Given records:
▼
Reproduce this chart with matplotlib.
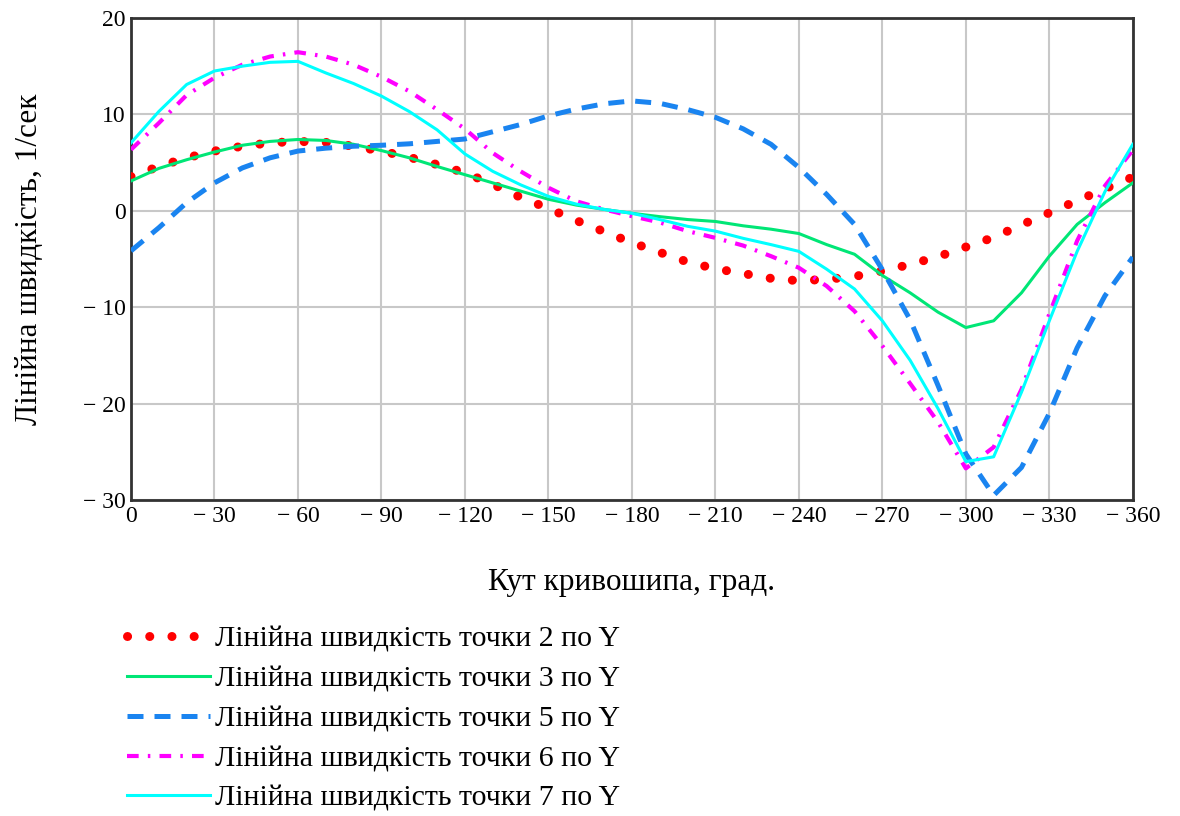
▲
▼
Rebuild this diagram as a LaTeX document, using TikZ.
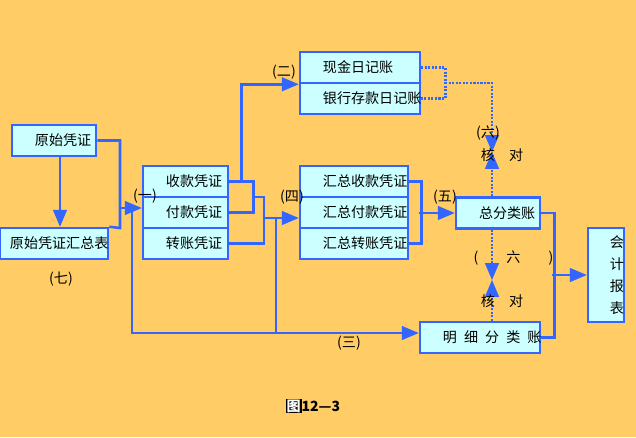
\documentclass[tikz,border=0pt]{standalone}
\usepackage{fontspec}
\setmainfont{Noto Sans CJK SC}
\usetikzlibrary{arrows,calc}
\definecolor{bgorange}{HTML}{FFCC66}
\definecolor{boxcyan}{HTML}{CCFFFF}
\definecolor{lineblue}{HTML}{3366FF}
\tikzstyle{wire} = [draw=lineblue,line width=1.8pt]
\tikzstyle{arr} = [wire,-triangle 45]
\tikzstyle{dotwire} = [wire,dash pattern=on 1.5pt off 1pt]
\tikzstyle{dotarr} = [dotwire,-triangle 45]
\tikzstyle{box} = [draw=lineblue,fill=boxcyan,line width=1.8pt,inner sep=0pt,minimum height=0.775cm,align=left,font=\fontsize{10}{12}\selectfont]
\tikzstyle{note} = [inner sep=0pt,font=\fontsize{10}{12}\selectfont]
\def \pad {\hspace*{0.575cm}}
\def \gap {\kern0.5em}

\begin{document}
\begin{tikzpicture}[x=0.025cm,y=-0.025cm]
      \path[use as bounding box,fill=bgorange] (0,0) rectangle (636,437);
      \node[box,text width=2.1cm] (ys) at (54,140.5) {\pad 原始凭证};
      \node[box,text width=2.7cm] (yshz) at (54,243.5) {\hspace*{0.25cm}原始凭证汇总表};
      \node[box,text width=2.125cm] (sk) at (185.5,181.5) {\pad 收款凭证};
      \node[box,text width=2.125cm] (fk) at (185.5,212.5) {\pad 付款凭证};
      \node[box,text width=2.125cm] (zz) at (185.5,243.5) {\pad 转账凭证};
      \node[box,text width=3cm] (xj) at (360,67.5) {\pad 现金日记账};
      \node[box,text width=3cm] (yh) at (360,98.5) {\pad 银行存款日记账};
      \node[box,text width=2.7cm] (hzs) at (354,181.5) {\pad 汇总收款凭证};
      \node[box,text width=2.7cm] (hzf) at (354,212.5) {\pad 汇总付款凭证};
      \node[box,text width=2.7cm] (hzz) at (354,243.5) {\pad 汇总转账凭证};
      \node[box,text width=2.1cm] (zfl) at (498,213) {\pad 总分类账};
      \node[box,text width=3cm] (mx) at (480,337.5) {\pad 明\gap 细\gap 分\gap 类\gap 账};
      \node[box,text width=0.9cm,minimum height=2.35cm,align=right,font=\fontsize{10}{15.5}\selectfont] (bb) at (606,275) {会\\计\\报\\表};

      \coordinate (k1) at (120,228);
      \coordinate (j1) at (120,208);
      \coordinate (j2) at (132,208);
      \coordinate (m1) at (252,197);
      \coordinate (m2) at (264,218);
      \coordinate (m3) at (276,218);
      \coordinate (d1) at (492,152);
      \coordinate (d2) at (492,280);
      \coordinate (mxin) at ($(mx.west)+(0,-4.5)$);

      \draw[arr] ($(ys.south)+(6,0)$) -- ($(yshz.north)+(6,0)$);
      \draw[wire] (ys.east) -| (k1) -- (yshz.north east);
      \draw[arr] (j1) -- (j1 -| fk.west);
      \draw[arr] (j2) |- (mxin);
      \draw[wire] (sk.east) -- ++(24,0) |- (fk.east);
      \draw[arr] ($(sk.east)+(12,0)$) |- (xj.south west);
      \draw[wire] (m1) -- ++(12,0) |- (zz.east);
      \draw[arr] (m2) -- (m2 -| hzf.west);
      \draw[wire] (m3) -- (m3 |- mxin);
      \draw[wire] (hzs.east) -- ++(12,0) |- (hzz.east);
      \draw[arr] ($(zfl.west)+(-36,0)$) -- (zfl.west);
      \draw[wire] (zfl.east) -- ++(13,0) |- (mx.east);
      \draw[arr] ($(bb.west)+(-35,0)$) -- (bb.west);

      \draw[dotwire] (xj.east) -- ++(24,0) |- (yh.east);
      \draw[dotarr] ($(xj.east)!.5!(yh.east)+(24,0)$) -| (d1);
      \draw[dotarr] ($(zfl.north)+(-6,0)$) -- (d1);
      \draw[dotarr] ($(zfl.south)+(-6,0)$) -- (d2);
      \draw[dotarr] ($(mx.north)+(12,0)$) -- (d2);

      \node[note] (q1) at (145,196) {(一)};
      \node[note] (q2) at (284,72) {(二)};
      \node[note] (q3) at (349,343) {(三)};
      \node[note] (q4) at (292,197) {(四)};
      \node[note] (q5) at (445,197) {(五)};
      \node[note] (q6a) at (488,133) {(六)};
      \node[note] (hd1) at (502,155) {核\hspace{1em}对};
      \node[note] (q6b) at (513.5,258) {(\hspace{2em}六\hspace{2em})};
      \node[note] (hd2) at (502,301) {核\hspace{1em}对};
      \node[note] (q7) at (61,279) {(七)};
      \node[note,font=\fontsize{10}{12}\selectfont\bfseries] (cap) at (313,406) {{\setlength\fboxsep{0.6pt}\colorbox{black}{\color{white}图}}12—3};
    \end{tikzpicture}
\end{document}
▲
Find every line in the records that contains the word "this"; copy those lines.

Reproduce this chart with matplotlib.
Rebuild this diagram as a LaTeX document, using TikZ.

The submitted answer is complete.